The cost of borrowing the yuan in Hong Kong has surged periodically over the last 18 months, each time helping to push the yuan up against the dollar. Higher short-term borrowing costs make it more expensive for investors to short, or bet on a decline in, the yuan, which often forces them to buy back yuan and sell dollars as they give up on those bets.

"We're seeing quite a big positioning washout happening" said Khoon Goh, head of Asia research at ANZ in Singapore.

One difference this time is that the yuan has already been appreciating against the dollar, one of many major global currencies that rose against the greenback in recent weeks. The Chinese currency is on track to gain nearly 2% against the dollar in the offshore market this month.
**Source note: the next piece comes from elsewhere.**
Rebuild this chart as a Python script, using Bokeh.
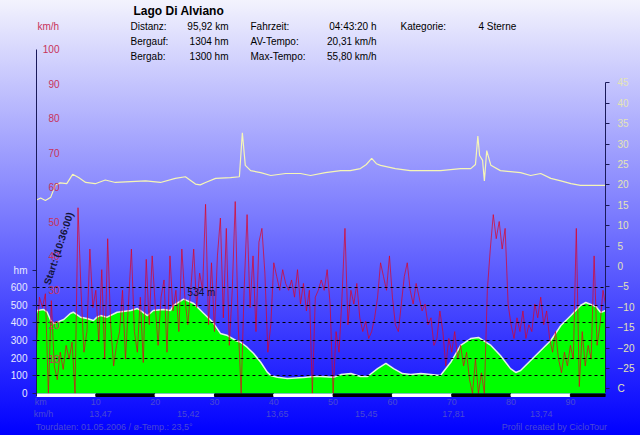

The suspected intervention by the Chinese central bank in recent days comes after ratings firm Moody's Investors Service last week downgraded China's credit rating and warned about the country's high levels of debt.

China has shifted to targeting stability in the yuan against the dollar this year, which had already helped curb investors' expectations for how much the yuan might fall in the coming months. The likely intervention in Hong Kong markets in recent days suggests China still felt the need to deter investors overseas from viewing the Moody's downgrade as a reason to turn bearish.

"It is a bit of an overreaction, but I wouldn't necessarily put it past them," Mr. Wolf said, referring to Chinese authorities.

China's central bank has recently been guiding the yuan to stronger-than-expected levels in the onshore market, another sign that it is seeking to bolster the currency. It has also tweaked the way it calculates its daily fix for the yuan-dollar pair, adding a "countercyclical" component that lets it exert more control over the yuan's value.

Investors appear to be responding to the Chinese central bank. In a shift, those using options are now bracing for further gains in the offshore yuan over the next month.

The one-month risk reversal for the dollar against the yuan turned negative on Friday, which means bearish put options on the dollar against the offshore yuan are now more expensive than bullish call options. Investors would typically buy bearish put options on the currency pair if they expect the dollar to fall against the yuan over a specific period. An options contract grants the right to buy or sell the underlying asset.

That risk reversal is now at its most negative level ever, according to Thomson Reuters data going back to 2013. However, longer-dated risk reversals remain positive, suggesting investors are still bracing for yuan depreciation over the next few months.

"The bias is now shifting to one which is favoring short-term [yuan] appreciation," said Eddie Cheung, Asia currency strategist at Standard Chartered Bank.